Will post some of my useless purchases, will just have to think which were the worst.




For cutting that board I use a plywood blade in an old junkey skill saw that I keep for just shuch things. Where a dust mask and goggles the dust flyes.
 
In my younger days bought a nice shiny yellow no-name emt/conduit cutter. So frigging bad no matter how hard ya try to guide and finesse it it just spirals its way down the pipe as its rotated. Lol. Not sure why its still hanging next to my real one!! I should toss it.

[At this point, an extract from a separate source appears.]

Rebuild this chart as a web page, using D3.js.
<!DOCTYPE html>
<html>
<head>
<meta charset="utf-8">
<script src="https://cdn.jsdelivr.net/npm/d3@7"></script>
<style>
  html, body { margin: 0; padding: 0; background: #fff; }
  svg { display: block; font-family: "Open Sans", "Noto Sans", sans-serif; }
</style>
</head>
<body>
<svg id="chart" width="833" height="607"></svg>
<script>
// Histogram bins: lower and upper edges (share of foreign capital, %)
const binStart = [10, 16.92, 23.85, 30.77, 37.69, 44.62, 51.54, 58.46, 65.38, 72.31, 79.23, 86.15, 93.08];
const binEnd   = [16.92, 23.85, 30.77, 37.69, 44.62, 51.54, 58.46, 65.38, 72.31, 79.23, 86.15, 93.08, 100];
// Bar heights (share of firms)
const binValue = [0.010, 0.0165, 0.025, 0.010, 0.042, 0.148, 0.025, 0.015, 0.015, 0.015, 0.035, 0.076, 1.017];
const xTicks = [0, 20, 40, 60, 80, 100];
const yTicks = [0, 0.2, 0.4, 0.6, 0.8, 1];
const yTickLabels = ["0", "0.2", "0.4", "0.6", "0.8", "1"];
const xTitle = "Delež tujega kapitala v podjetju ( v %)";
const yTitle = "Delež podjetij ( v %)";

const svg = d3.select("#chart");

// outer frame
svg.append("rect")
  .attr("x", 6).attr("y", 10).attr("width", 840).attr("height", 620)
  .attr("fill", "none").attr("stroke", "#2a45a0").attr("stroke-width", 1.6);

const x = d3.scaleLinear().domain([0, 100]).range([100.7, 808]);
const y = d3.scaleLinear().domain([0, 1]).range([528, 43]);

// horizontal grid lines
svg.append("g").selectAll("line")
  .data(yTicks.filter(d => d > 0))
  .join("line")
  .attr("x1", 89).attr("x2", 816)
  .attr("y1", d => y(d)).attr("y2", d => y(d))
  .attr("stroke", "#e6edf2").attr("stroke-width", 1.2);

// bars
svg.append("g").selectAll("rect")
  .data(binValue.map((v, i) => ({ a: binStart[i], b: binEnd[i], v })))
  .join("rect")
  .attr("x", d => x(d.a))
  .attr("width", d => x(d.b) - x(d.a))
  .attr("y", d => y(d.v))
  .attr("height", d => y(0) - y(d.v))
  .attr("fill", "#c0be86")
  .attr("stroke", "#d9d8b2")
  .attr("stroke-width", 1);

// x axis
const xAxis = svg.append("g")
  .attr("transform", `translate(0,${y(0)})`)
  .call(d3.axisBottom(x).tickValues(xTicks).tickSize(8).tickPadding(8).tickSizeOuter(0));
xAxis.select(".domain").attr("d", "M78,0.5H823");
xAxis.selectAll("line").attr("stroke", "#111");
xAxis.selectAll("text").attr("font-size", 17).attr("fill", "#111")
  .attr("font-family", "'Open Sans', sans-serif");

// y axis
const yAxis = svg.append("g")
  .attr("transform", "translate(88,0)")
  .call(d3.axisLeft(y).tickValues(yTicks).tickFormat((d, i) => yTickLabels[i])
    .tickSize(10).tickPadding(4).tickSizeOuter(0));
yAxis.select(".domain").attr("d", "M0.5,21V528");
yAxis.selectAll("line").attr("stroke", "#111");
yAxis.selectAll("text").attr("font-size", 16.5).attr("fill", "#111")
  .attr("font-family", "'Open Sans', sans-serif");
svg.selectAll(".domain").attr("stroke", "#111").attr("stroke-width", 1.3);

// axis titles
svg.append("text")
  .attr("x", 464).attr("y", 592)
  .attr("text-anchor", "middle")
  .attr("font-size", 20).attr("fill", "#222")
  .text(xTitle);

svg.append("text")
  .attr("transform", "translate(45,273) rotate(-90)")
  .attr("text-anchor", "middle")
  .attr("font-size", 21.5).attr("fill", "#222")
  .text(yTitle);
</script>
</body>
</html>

i think i bought your conduit cutters twin.:banghead:
i tried to cut some 1/2" copper tubing for a air compressor repair job a few moons back.
has the same spiral cutter issue right out of the box.
i threw it out and finished the job with a hacksaw and small half round file to smooth out the cut.
i now have a Blue Point (Snap-On tools) mini tubing cutter and multiple Rigid tubing and pipe cutters of may sizes.
i would recommend either brand to anyone who would listen.
 
Actually fellows, worthless tools do have value. If some obnoxious soul wants to borrow a tool, just hand him that worthless piece of #%&! and tell him he can keep it. Chances are you may get rid of two problems at once. Mark
 
The solution is the Makita 18v litium ion tools. All my cordless stuff is now makita with the 18v, 3.0 AH , lithium ion batteries. They aint cheap, but worth every penny. Makes every other cordless tool that I've ever owned look like a kids toy. I don't say that lightly.

We liked ours so much we purchased a second one, so we don't have to fight over them. It's also useful to have one with a driver bit, and one with a pilot drill in it so you don't have to constantly change between them.

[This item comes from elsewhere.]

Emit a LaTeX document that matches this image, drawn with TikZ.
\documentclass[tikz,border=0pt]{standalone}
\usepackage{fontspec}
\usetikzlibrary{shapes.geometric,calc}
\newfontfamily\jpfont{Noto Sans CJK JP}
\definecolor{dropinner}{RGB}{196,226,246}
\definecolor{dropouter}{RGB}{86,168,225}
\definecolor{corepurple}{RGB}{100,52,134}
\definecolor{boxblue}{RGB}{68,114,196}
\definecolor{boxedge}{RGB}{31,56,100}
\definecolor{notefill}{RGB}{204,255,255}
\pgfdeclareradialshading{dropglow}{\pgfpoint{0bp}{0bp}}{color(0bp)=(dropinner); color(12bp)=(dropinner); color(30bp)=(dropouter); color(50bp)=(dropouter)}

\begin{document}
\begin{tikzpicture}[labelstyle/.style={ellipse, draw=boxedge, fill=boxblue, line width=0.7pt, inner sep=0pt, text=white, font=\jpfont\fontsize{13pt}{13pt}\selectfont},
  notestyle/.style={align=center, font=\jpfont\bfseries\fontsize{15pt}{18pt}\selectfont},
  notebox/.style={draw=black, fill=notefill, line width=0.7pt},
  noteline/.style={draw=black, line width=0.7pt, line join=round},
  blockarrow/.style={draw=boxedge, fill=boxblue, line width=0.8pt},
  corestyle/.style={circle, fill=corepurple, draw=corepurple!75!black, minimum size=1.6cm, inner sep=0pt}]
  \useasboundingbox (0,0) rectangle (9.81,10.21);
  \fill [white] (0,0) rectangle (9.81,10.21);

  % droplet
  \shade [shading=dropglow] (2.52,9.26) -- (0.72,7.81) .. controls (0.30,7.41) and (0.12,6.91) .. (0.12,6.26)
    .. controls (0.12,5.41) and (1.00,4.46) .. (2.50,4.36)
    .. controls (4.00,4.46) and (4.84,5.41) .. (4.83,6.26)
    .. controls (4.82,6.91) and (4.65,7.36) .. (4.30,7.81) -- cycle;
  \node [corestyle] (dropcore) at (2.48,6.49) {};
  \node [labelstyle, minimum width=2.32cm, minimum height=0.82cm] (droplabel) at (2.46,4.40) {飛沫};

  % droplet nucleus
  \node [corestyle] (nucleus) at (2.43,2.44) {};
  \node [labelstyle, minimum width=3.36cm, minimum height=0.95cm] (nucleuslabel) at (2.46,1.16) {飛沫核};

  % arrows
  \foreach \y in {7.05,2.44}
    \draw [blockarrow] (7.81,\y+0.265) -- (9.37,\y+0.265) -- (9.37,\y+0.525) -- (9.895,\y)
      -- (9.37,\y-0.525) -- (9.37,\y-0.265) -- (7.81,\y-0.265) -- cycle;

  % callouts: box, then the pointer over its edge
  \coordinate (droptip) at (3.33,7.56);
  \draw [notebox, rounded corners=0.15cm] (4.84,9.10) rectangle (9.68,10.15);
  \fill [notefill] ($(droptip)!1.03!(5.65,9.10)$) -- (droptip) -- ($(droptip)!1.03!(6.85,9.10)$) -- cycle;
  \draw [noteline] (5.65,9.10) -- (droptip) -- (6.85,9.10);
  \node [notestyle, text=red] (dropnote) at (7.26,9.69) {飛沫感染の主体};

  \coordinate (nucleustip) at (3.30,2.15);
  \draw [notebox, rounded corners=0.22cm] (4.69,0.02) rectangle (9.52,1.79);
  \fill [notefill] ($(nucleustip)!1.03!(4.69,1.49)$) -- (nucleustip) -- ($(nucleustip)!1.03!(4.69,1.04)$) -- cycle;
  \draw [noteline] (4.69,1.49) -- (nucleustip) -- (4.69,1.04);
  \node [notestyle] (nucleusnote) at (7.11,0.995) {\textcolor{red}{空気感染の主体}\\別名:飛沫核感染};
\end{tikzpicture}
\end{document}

But back to the topic, tools I regret buying...

I had a small benchtop Ryobi drill press, it was horrid. I purchased a set of those TiN coated HSS cutters. They were pretty marginal (useable, but I think I have destroyed nearly every one of them). I have a Xacto jewelers saw that is so uncomfortable and badly designed that I am tempted to chuck it in the trash (and they are more expensive than better made models ???).

That's a pretty short list. Overall, I have had pretty good luck.
 
One thing the r/c care world taught me was if it aint a LIPO battery it aint worth using. Lipos hold the same power spec from start to finish more or less then they have a protection mode that cuts power back to tell you to charge it.
I have a real love/hate thing going on with my battery-powered portable tools. Several years ago I went whole-hog on 18v portables. They work great, fantastic.

The crappy batteries are the gotcha.

They're the older Ni-CD, always discharged before use, don't hold charge, can't find proper replacements, newer expensive replacements prevent the tools from fitting nicely in their boxes, and they're now nearly useless.

There is a battery rebuilding service, expensive, but no guaranty that they'll have any useful life.